- **Dataset excerpt**
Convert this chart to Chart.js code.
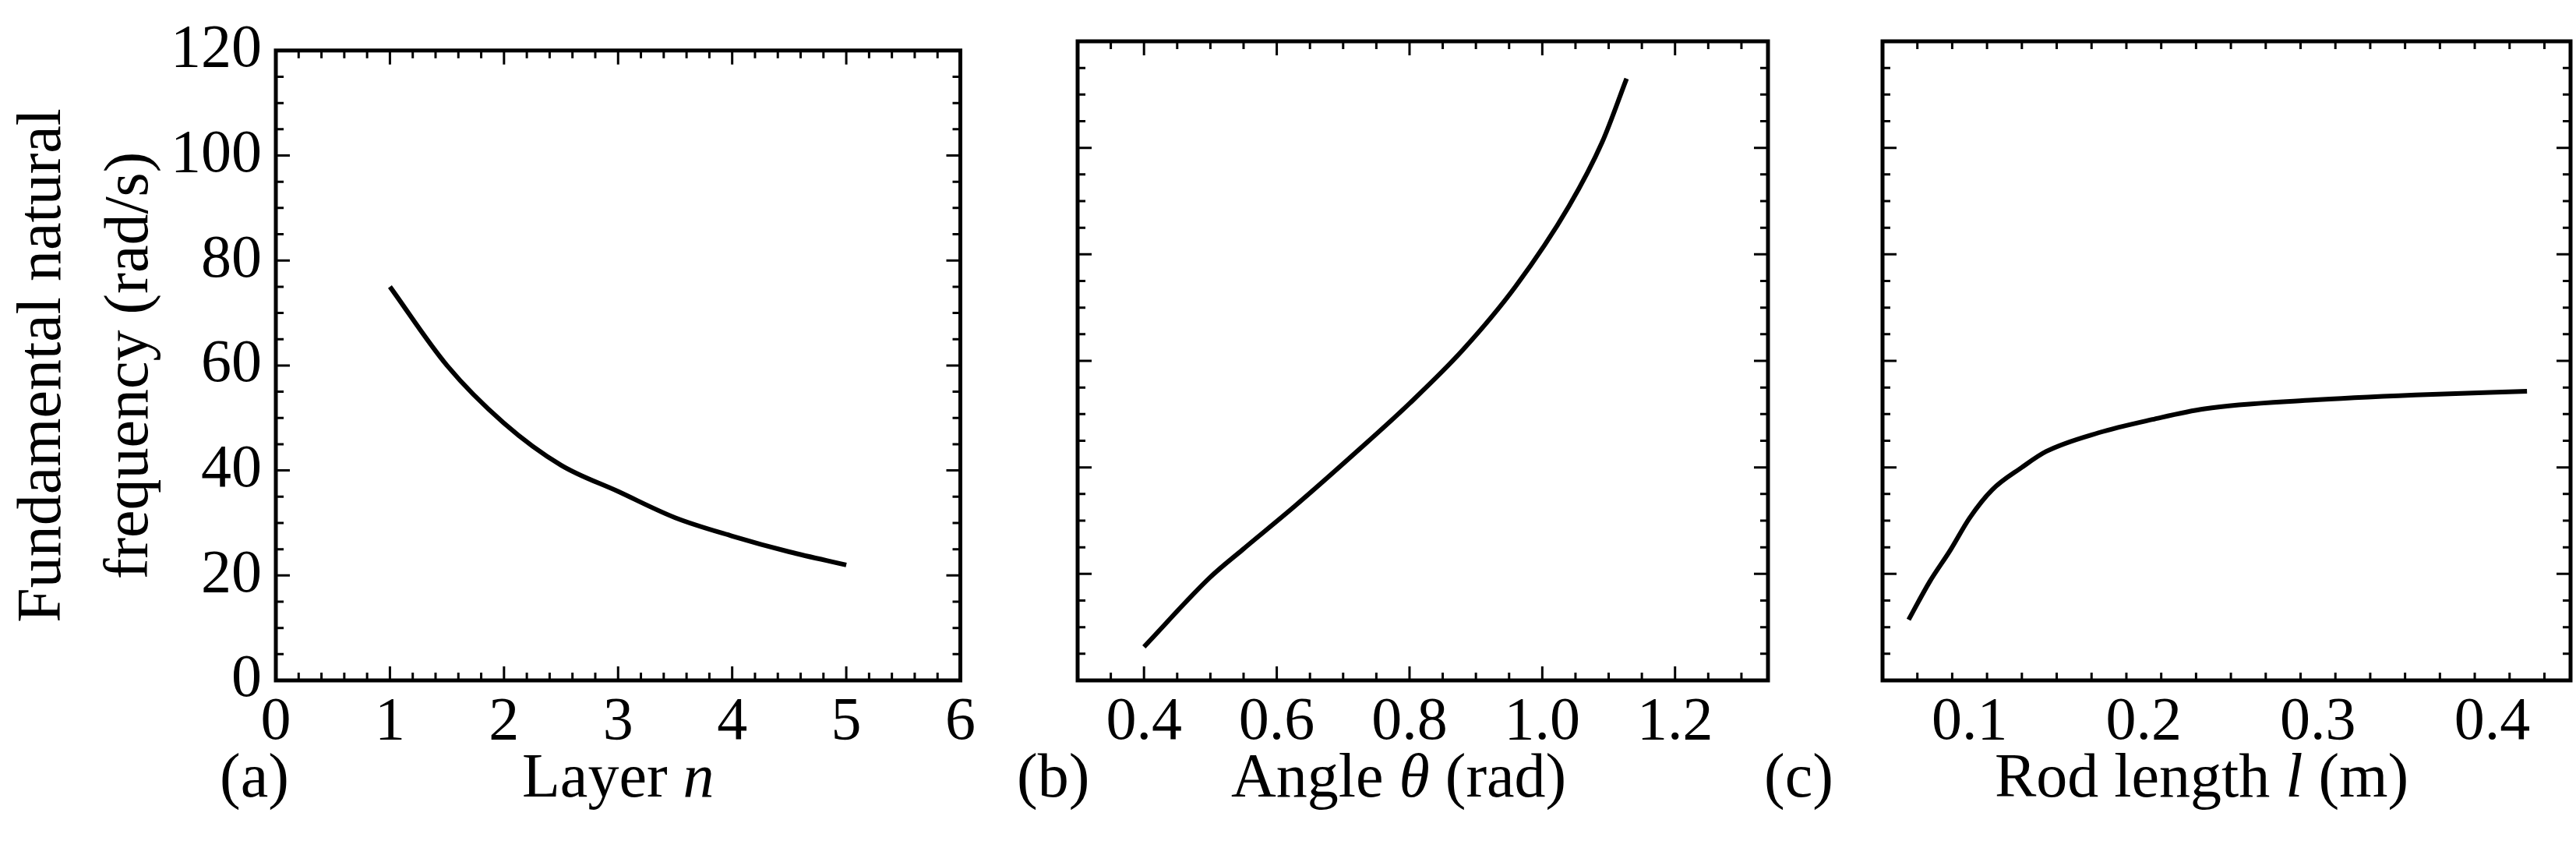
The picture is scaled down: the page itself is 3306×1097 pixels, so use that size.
<!DOCTYPE html>
<html>
<head>
<meta charset="utf-8">
<script src="https://cdn.jsdelivr.net/npm/chart.js@4"></script>
<style>
  body { margin: 0; width: 3306px; height: 1097px; background: #fff; position: relative; overflow: hidden; font-family: 'Liberation Serif', serif; }
  .panel { position: absolute; top: 0; height: 1097px; }
  .lbl { position: absolute; font-size: 80px; line-height: 1; color: #000; white-space: nowrap; }
</style>
</head>
<body>
<div class="panel" style="left:0;width:1260px"><canvas id="ca"></canvas></div>
<div class="panel" style="left:1300px;width:1000px"><canvas id="cb"></canvas></div>
<div class="panel" style="left:2330px;width:976px"><canvas id="cc"></canvas></div>
<div class="lbl" style="left:282px;top:955px">(a)</div>
<div class="lbl" style="left:670px;top:955px">Layer <i>n</i></div>
<div class="lbl" style="left:1305px;top:955px">(b)</div>
<div class="lbl" style="left:1580px;top:955px">Angle <i>θ</i> (rad)</div>
<div class="lbl" style="left:2264px;top:955px">(c)</div>
<div class="lbl" style="left:2560px;top:955px">Rod length <i>l</i> (m)</div>
<script>
// (a) frequency vs layer
const layerN = [1, 1.5, 2, 2.5, 3, 3.5, 4, 4.5, 5];
const layerFreq = [75, 60, 49, 41, 36, 31, 27.5, 24.5, 22];
// (b) frequency vs angle
const angleTheta = [0.40, 0.50, 0.548, 0.627, 0.72, 0.80, 0.88, 0.96, 1.04, 1.09, 1.127];
const angleFreq = [6.3, 19.4, 24.5, 32.7, 42.9, 52, 62, 74, 89, 101, 113];
// (c) frequency vs rod length
const rodL = [0.065, 0.077, 0.089, 0.1, 0.113, 0.13, 0.144, 0.174, 0.205, 0.235, 0.295, 0.356, 0.42];
const rodFreq = [11.4, 18.5, 24.5, 30.5, 35.8, 40, 43, 46.5, 49, 51, 52.6, 53.6, 54.3];

const yTicks = [0, 20, 40, 60, 80, 100, 120];

const FONT = { family: 'Liberation Serif', size: 78 };

function pts(xs, ys) { return xs.map((x, i) => ({ x: x, y: ys[i] })); }

// inward ticks on all four sides plus frame
const frameTicks = {
  id: 'frameTicks',
  afterDraw(chart, args, o) {
    const c = chart.ctx, a = chart.chartArea, sx = chart.scales.x, sy = chart.scales.y;
    c.save();
    c.strokeStyle = '#000';
    c.lineWidth = 3;
    const eps = 1e-9;
    for (let v = o.xMin; v <= sx.max + eps; v += o.xMinor) {
      const px = sx.getPixelForValue(v);
      if (px < a.left + 2 || px > a.right - 2) continue;
      const major = Math.abs(Math.round(v / o.xMajor) * o.xMajor - v) < 1e-6;
      const len = major ? 18 : 10;
      c.beginPath();
      c.moveTo(px, a.bottom); c.lineTo(px, a.bottom - len);
      c.moveTo(px, a.top); c.lineTo(px, a.top + len);
      c.stroke();
    }
    for (let v = 0; v <= 120 + eps; v += 5) {
      const py = sy.getPixelForValue(v);
      if (py < a.top + 2 || py > a.bottom - 2) continue;
      const len = v % 20 === 0 ? 18 : 10;
      c.beginPath();
      c.moveTo(a.left, py); c.lineTo(a.left + len, py);
      c.moveTo(a.right, py); c.lineTo(a.right - len, py);
      c.stroke();
    }
    c.lineWidth = 5;
    c.strokeRect(a.left, a.top, a.right - a.left, a.bottom - a.top);
    c.restore();
  }
};

function makeChart(id, data, xmin, xmax, xTicks, xMinor, xMajor, decimals, yWidth, padRight, showY) {
  return new Chart(document.getElementById(id), {
    type: 'line',
    data: { datasets: [{ data: data, borderColor: '#000', borderWidth: 6, pointRadius: 0, cubicInterpolationMode: 'monotone', fill: false }] },
    options: {
      responsive: true,
      maintainAspectRatio: false,
      animation: false,
      layout: { padding: { top: 53, right: padRight, left: 0, bottom: 0 } },
      plugins: {
        legend: { display: false },
        tooltip: { enabled: false },
        frameTicks: { xMin: xmin, xMinor: xMinor, xMajor: xMajor }
      },
      scales: {
        x: {
          type: 'linear', min: xmin, max: xmax,
          afterBuildTicks: s => { s.ticks = xTicks.map(v => ({ value: v })); },
          afterFit: s => { s.height = 224; },
          border: { display: false },
          grid: { display: false, drawTicks: false },
          ticks: { color: '#000', font: FONT, padding: 8, maxRotation: 0,
                   callback: v => v.toFixed(decimals) }
        },
        y: {
          type: 'linear', min: 0, max: 120,
          afterBuildTicks: s => { s.ticks = yTicks.map(v => ({ value: v })); },
          afterFit: s => { s.width = yWidth; },
          border: { display: false },
          grid: { display: false, drawTicks: false },
          ticks: { display: showY, color: '#000', font: FONT, padding: 18 },
          title: { display: showY, text: ['Fundamental natural', 'frequency (rad/s)'], color: '#000',
                   font: { family: 'Liberation Serif', size: 80, lineHeight: 1.4 }, padding: 0 }
        }
      }
    },
    plugins: [frameTicks]
  });
}

makeChart('ca', pts(layerN, layerFreq), 0, 6, [0, 1, 2, 3, 4, 5, 6], 0.2, 1, 0, 354, 23, true);
makeChart('cb', pts(angleTheta, angleFreq), 0.3, 1.34, [0.4, 0.6, 0.8, 1.0, 1.2], 0.05, 0.2, 1, 83, 31, false);
makeChart('cc', pts(rodL, rodFreq), 0.05, 0.445, [0.1, 0.2, 0.3, 0.4], 0.02, 0.1, 1, 86, 7, false);
</script>
</body>
</html>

- **What is required**
Set down the material above as is, without any pictures.

- **Worked solution**
Convert this chart to Chart.js code.
The picture is scaled down: the page itself is 3306×1097 pixels, so use that size.
<!DOCTYPE html>
<html>
<head>
<meta charset="utf-8">
<script src="https://cdn.jsdelivr.net/npm/chart.js@4"></script>
<style>
  body { margin: 0; width: 3306px; height: 1097px; background: #fff; position: relative; overflow: hidden; font-family: 'Liberation Serif', serif; }
  .panel { position: absolute; top: 0; height: 1097px; }
  .lbl { position: absolute; font-size: 80px; line-height: 1; color: #000; white-space: nowrap; }
</style>
</head>
<body>
<div class="panel" style="left:0;width:1260px"><canvas id="ca"></canvas></div>
<div class="panel" style="left:1300px;width:1000px"><canvas id="cb"></canvas></div>
<div class="panel" style="left:2330px;width:976px"><canvas id="cc"></canvas></div>
<div class="lbl" style="left:282px;top:955px">(a)</div>
<div class="lbl" style="left:670px;top:955px">Layer <i>n</i></div>
<div class="lbl" style="left:1305px;top:955px">(b)</div>
<div class="lbl" style="left:1580px;top:955px">Angle <i>θ</i> (rad)</div>
<div class="lbl" style="left:2264px;top:955px">(c)</div>
<div class="lbl" style="left:2560px;top:955px">Rod length <i>l</i> (m)</div>
<script>
// (a) frequency vs layer
const layerN = [1, 1.5, 2, 2.5, 3, 3.5, 4, 4.5, 5];
const layerFreq = [75, 60, 49, 41, 36, 31, 27.5, 24.5, 22];
// (b) frequency vs angle
const angleTheta = [0.40, 0.50, 0.548, 0.627, 0.72, 0.80, 0.88, 0.96, 1.04, 1.09, 1.127];
const angleFreq = [6.3, 19.4, 24.5, 32.7, 42.9, 52, 62, 74, 89, 101, 113];
// (c) frequency vs rod length
const rodL = [0.065, 0.077, 0.089, 0.1, 0.113, 0.13, 0.144, 0.174, 0.205, 0.235, 0.295, 0.356, 0.42];
const rodFreq = [11.4, 18.5, 24.5, 30.5, 35.8, 40, 43, 46.5, 49, 51, 52.6, 53.6, 54.3];

const yTicks = [0, 20, 40, 60, 80, 100, 120];

const FONT = { family: 'Liberation Serif', size: 78 };

function pts(xs, ys) { return xs.map((x, i) => ({ x: x, y: ys[i] })); }

// inward ticks on all four sides plus frame
const frameTicks = {
  id: 'frameTicks',
  afterDraw(chart, args, o) {
    const c = chart.ctx, a = chart.chartArea, sx = chart.scales.x, sy = chart.scales.y;
    c.save();
    c.strokeStyle = '#000';
    c.lineWidth = 3;
    const eps = 1e-9;
    for (let v = o.xMin; v <= sx.max + eps; v += o.xMinor) {
      const px = sx.getPixelForValue(v);
      if (px < a.left + 2 || px > a.right - 2) continue;
      const major = Math.abs(Math.round(v / o.xMajor) * o.xMajor - v) < 1e-6;
      const len = major ? 18 : 10;
      c.beginPath();
      c.moveTo(px, a.bottom); c.lineTo(px, a.bottom - len);
      c.moveTo(px, a.top); c.lineTo(px, a.top + len);
      c.stroke();
    }
    for (let v = 0; v <= 120 + eps; v += 5) {
      const py = sy.getPixelForValue(v);
      if (py < a.top + 2 || py > a.bottom - 2) continue;
      const len = v % 20 === 0 ? 18 : 10;
      c.beginPath();
      c.moveTo(a.left, py); c.lineTo(a.left + len, py);
      c.moveTo(a.right, py); c.lineTo(a.right - len, py);
      c.stroke();
    }
    c.lineWidth = 5;
    c.strokeRect(a.left, a.top, a.right - a.left, a.bottom - a.top);
    c.restore();
  }
};

function makeChart(id, data, xmin, xmax, xTicks, xMinor, xMajor, decimals, yWidth, padRight, showY) {
  return new Chart(document.getElementById(id), {
    type: 'line',
    data: { datasets: [{ data: data, borderColor: '#000', borderWidth: 6, pointRadius: 0, cubicInterpolationMode: 'monotone', fill: false }] },
    options: {
      responsive: true,
      maintainAspectRatio: false,
      animation: false,
      layout: { padding: { top: 53, right: padRight, left: 0, bottom: 0 } },
      plugins: {
        legend: { display: false },
        tooltip: { enabled: false },
        frameTicks: { xMin: xmin, xMinor: xMinor, xMajor: xMajor }
      },
      scales: {
        x: {
          type: 'linear', min: xmin, max: xmax,
          afterBuildTicks: s => { s.ticks = xTicks.map(v => ({ value: v })); },
          afterFit: s => { s.height = 224; },
          border: { display: false },
          grid: { display: false, drawTicks: false },
          ticks: { color: '#000', font: FONT, padding: 8, maxRotation: 0,
                   callback: v => v.toFixed(decimals) }
        },
        y: {
          type: 'linear', min: 0, max: 120,
          afterBuildTicks: s => { s.ticks = yTicks.map(v => ({ value: v })); },
          afterFit: s => { s.width = yWidth; },
          border: { display: false },
          grid: { display: false, drawTicks: false },
          ticks: { display: showY, color: '#000', font: FONT, padding: 18 },
          title: { display: showY, text: ['Fundamental natural', 'frequency (rad/s)'], color: '#000',
                   font: { family: 'Liberation Serif', size: 80, lineHeight: 1.4 }, padding: 0 }
        }
      }
    },
    plugins: [frameTicks]
  });
}

makeChart('ca', pts(layerN, layerFreq), 0, 6, [0, 1, 2, 3, 4, 5, 6], 0.2, 1, 0, 354, 23, true);
makeChart('cb', pts(angleTheta, angleFreq), 0.3, 1.34, [0.4, 0.6, 0.8, 1.0, 1.2], 0.05, 0.2, 1, 83, 31, false);
makeChart('cc', pts(rodL, rodFreq), 0.05, 0.445, [0.1, 0.2, 0.3, 0.4], 0.02, 0.1, 1, 86, 7, false);
</script>
</body>
</html>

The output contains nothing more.